— Begin SOURCE RECORDS —

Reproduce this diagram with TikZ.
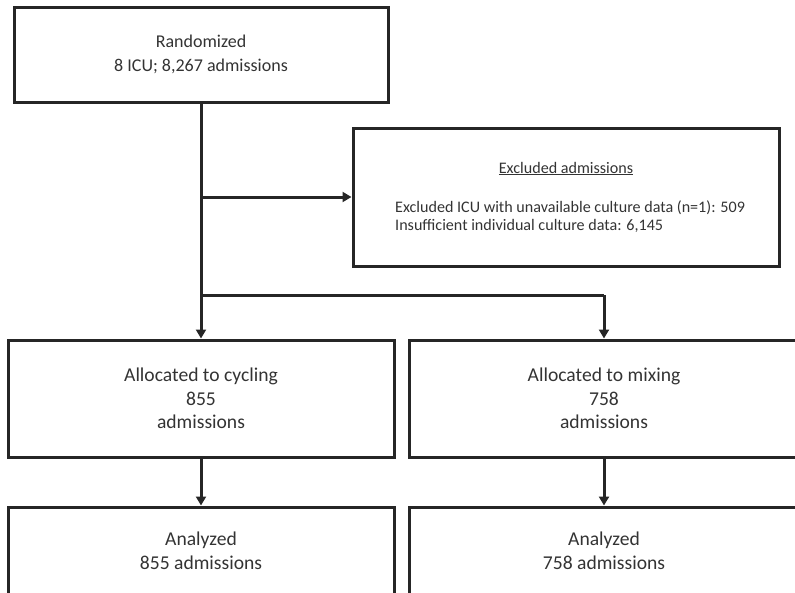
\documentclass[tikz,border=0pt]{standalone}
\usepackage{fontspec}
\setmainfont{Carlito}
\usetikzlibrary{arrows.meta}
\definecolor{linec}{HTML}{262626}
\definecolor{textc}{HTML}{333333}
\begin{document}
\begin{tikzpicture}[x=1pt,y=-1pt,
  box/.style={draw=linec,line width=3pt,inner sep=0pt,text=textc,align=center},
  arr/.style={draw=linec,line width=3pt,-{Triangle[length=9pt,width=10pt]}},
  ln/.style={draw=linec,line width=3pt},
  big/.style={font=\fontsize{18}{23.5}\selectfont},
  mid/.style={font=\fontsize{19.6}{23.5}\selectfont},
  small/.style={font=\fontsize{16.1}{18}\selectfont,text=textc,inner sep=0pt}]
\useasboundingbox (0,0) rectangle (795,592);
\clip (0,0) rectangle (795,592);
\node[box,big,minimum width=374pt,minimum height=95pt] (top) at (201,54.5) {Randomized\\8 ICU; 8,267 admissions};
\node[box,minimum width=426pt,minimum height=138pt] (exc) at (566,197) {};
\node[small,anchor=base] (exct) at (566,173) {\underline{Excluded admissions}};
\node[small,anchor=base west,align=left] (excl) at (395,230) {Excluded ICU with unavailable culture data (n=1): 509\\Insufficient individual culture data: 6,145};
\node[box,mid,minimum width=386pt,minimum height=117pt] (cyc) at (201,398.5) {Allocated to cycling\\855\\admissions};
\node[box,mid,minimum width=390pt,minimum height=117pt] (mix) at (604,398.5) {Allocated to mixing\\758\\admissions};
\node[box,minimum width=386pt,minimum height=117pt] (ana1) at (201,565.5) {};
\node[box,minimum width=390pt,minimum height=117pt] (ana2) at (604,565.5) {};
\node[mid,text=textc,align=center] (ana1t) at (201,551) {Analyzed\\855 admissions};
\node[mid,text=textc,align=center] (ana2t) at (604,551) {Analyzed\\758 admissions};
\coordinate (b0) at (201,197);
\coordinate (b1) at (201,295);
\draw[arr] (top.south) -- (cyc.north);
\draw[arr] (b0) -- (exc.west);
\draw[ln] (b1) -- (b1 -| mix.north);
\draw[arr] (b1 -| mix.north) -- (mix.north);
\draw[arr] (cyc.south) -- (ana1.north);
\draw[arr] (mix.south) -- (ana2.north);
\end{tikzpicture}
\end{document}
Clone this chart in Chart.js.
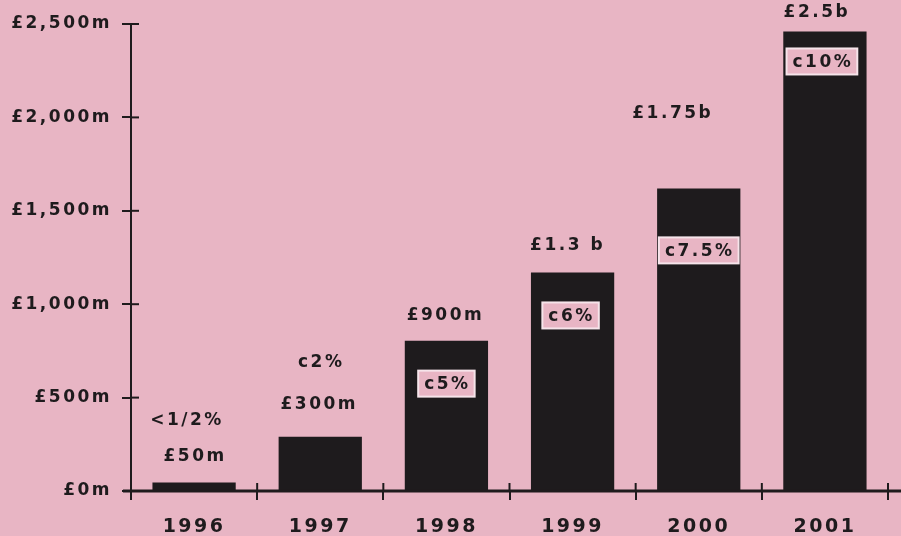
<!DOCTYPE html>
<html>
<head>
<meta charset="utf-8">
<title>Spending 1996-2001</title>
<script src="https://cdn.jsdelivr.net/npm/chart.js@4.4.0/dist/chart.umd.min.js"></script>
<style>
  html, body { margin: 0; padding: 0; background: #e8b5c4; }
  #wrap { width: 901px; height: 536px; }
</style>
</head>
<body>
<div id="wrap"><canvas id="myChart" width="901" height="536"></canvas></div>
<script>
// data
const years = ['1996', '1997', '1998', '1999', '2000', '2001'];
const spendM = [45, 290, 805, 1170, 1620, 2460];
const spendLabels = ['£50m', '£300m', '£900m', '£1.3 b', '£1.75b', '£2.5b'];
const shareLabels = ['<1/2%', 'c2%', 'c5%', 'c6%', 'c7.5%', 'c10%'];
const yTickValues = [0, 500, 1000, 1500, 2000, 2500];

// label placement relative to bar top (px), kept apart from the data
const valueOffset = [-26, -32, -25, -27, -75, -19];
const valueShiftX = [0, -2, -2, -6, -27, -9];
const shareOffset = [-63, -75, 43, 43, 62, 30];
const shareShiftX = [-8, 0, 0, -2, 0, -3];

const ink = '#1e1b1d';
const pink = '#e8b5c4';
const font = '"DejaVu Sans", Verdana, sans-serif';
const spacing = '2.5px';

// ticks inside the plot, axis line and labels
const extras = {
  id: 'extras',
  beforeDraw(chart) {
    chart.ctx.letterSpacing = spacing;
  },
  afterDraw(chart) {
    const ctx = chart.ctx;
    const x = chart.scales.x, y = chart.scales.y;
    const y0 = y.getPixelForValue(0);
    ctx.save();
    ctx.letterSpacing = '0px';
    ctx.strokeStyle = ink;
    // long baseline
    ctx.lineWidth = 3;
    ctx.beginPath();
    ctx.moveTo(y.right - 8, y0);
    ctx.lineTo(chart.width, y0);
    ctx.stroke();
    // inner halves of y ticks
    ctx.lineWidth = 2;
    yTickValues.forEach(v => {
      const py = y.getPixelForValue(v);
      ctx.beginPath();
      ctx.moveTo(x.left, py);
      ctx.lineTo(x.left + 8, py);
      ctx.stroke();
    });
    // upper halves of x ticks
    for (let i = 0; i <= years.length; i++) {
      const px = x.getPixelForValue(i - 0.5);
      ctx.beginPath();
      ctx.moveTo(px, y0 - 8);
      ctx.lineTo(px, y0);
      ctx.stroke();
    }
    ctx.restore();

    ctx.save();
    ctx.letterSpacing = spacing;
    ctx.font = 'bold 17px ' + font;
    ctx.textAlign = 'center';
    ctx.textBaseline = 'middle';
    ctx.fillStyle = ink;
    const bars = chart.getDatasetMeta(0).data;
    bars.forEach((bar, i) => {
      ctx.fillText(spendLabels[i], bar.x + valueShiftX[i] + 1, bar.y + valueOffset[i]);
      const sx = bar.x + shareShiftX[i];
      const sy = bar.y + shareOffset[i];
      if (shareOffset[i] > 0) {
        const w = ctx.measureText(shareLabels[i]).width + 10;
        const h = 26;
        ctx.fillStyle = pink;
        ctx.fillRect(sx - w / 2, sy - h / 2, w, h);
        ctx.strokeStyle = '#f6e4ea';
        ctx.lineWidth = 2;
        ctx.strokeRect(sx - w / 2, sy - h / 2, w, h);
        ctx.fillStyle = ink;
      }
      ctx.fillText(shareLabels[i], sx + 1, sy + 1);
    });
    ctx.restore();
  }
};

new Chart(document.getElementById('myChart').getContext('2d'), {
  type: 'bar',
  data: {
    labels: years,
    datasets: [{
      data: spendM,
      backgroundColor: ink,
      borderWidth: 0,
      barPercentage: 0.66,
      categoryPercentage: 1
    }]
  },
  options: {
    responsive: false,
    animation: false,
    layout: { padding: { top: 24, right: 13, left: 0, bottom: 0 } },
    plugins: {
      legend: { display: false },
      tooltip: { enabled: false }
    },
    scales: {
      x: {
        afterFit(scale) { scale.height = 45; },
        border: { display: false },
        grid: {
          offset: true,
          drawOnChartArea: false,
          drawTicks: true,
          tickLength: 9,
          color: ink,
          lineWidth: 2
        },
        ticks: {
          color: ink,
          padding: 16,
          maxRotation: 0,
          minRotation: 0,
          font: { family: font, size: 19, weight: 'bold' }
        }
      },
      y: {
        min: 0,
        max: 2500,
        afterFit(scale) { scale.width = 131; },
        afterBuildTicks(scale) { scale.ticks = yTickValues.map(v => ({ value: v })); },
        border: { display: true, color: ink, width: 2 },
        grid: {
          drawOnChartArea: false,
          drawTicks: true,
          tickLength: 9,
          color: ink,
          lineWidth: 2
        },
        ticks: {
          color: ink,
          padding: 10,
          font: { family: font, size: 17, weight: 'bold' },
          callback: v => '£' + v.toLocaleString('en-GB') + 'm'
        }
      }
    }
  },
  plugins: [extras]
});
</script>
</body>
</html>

— End SOURCE RECORDS —

(OBJECTIVE):
Return the records exactly. Don't carry the pictures over.

(RESULT):
Reproduce this diagram with TikZ.
\documentclass[tikz,border=0pt]{standalone}
\usepackage{fontspec}
\setmainfont{Carlito}
\usetikzlibrary{arrows.meta}
\definecolor{linec}{HTML}{262626}
\definecolor{textc}{HTML}{333333}
\begin{document}
\begin{tikzpicture}[x=1pt,y=-1pt,
  box/.style={draw=linec,line width=3pt,inner sep=0pt,text=textc,align=center},
  arr/.style={draw=linec,line width=3pt,-{Triangle[length=9pt,width=10pt]}},
  ln/.style={draw=linec,line width=3pt},
  big/.style={font=\fontsize{18}{23.5}\selectfont},
  mid/.style={font=\fontsize{19.6}{23.5}\selectfont},
  small/.style={font=\fontsize{16.1}{18}\selectfont,text=textc,inner sep=0pt}]
\useasboundingbox (0,0) rectangle (795,592);
\clip (0,0) rectangle (795,592);
\node[box,big,minimum width=374pt,minimum height=95pt] (top) at (201,54.5) {Randomized\\8 ICU; 8,267 admissions};
\node[box,minimum width=426pt,minimum height=138pt] (exc) at (566,197) {};
\node[small,anchor=base] (exct) at (566,173) {\underline{Excluded admissions}};
\node[small,anchor=base west,align=left] (excl) at (395,230) {Excluded ICU with unavailable culture data (n=1): 509\\Insufficient individual culture data: 6,145};
\node[box,mid,minimum width=386pt,minimum height=117pt] (cyc) at (201,398.5) {Allocated to cycling\\855\\admissions};
\node[box,mid,minimum width=390pt,minimum height=117pt] (mix) at (604,398.5) {Allocated to mixing\\758\\admissions};
\node[box,minimum width=386pt,minimum height=117pt] (ana1) at (201,565.5) {};
\node[box,minimum width=390pt,minimum height=117pt] (ana2) at (604,565.5) {};
\node[mid,text=textc,align=center] (ana1t) at (201,551) {Analyzed\\855 admissions};
\node[mid,text=textc,align=center] (ana2t) at (604,551) {Analyzed\\758 admissions};
\coordinate (b0) at (201,197);
\coordinate (b1) at (201,295);
\draw[arr] (top.south) -- (cyc.north);
\draw[arr] (b0) -- (exc.west);
\draw[ln] (b1) -- (b1 -| mix.north);
\draw[arr] (b1 -| mix.north) -- (mix.north);
\draw[arr] (cyc.south) -- (ana1.north);
\draw[arr] (mix.south) -- (ana2.north);
\end{tikzpicture}
\end{document}
Clone this chart in Chart.js.
<!DOCTYPE html>
<html>
<head>
<meta charset="utf-8">
<title>Spending 1996-2001</title>
<script src="https://cdn.jsdelivr.net/npm/chart.js@4.4.0/dist/chart.umd.min.js"></script>
<style>
  html, body { margin: 0; padding: 0; background: #e8b5c4; }
  #wrap { width: 901px; height: 536px; }
</style>
</head>
<body>
<div id="wrap"><canvas id="myChart" width="901" height="536"></canvas></div>
<script>
// data
const years = ['1996', '1997', '1998', '1999', '2000', '2001'];
const spendM = [45, 290, 805, 1170, 1620, 2460];
const spendLabels = ['£50m', '£300m', '£900m', '£1.3 b', '£1.75b', '£2.5b'];
const shareLabels = ['<1/2%', 'c2%', 'c5%', 'c6%', 'c7.5%', 'c10%'];
const yTickValues = [0, 500, 1000, 1500, 2000, 2500];

// label placement relative to bar top (px), kept apart from the data
const valueOffset = [-26, -32, -25, -27, -75, -19];
const valueShiftX = [0, -2, -2, -6, -27, -9];
const shareOffset = [-63, -75, 43, 43, 62, 30];
const shareShiftX = [-8, 0, 0, -2, 0, -3];

const ink = '#1e1b1d';
const pink = '#e8b5c4';
const font = '"DejaVu Sans", Verdana, sans-serif';
const spacing = '2.5px';

// ticks inside the plot, axis line and labels
const extras = {
  id: 'extras',
  beforeDraw(chart) {
    chart.ctx.letterSpacing = spacing;
  },
  afterDraw(chart) {
    const ctx = chart.ctx;
    const x = chart.scales.x, y = chart.scales.y;
    const y0 = y.getPixelForValue(0);
    ctx.save();
    ctx.letterSpacing = '0px';
    ctx.strokeStyle = ink;
    // long baseline
    ctx.lineWidth = 3;
    ctx.beginPath();
    ctx.moveTo(y.right - 8, y0);
    ctx.lineTo(chart.width, y0);
    ctx.stroke();
    // inner halves of y ticks
    ctx.lineWidth = 2;
    yTickValues.forEach(v => {
      const py = y.getPixelForValue(v);
      ctx.beginPath();
      ctx.moveTo(x.left, py);
      ctx.lineTo(x.left + 8, py);
      ctx.stroke();
    });
    // upper halves of x ticks
    for (let i = 0; i <= years.length; i++) {
      const px = x.getPixelForValue(i - 0.5);
      ctx.beginPath();
      ctx.moveTo(px, y0 - 8);
      ctx.lineTo(px, y0);
      ctx.stroke();
    }
    ctx.restore();

    ctx.save();
    ctx.letterSpacing = spacing;
    ctx.font = 'bold 17px ' + font;
    ctx.textAlign = 'center';
    ctx.textBaseline = 'middle';
    ctx.fillStyle = ink;
    const bars = chart.getDatasetMeta(0).data;
    bars.forEach((bar, i) => {
      ctx.fillText(spendLabels[i], bar.x + valueShiftX[i] + 1, bar.y + valueOffset[i]);
      const sx = bar.x + shareShiftX[i];
      const sy = bar.y + shareOffset[i];
      if (shareOffset[i] > 0) {
        const w = ctx.measureText(shareLabels[i]).width + 10;
        const h = 26;
        ctx.fillStyle = pink;
        ctx.fillRect(sx - w / 2, sy - h / 2, w, h);
        ctx.strokeStyle = '#f6e4ea';
        ctx.lineWidth = 2;
        ctx.strokeRect(sx - w / 2, sy - h / 2, w, h);
        ctx.fillStyle = ink;
      }
      ctx.fillText(shareLabels[i], sx + 1, sy + 1);
    });
    ctx.restore();
  }
};

new Chart(document.getElementById('myChart').getContext('2d'), {
  type: 'bar',
  data: {
    labels: years,
    datasets: [{
      data: spendM,
      backgroundColor: ink,
      borderWidth: 0,
      barPercentage: 0.66,
      categoryPercentage: 1
    }]
  },
  options: {
    responsive: false,
    animation: false,
    layout: { padding: { top: 24, right: 13, left: 0, bottom: 0 } },
    plugins: {
      legend: { display: false },
      tooltip: { enabled: false }
    },
    scales: {
      x: {
        afterFit(scale) { scale.height = 45; },
        border: { display: false },
        grid: {
          offset: true,
          drawOnChartArea: false,
          drawTicks: true,
          tickLength: 9,
          color: ink,
          lineWidth: 2
        },
        ticks: {
          color: ink,
          padding: 16,
          maxRotation: 0,
          minRotation: 0,
          font: { family: font, size: 19, weight: 'bold' }
        }
      },
      y: {
        min: 0,
        max: 2500,
        afterFit(scale) { scale.width = 131; },
        afterBuildTicks(scale) { scale.ticks = yTickValues.map(v => ({ value: v })); },
        border: { display: true, color: ink, width: 2 },
        grid: {
          drawOnChartArea: false,
          drawTicks: true,
          tickLength: 9,
          color: ink,
          lineWidth: 2
        },
        ticks: {
          color: ink,
          padding: 10,
          font: { family: font, size: 17, weight: 'bold' },
          callback: v => '£' + v.toLocaleString('en-GB') + 'm'
        }
      }
    }
  },
  plugins: [extras]
});
</script>
</body>
</html>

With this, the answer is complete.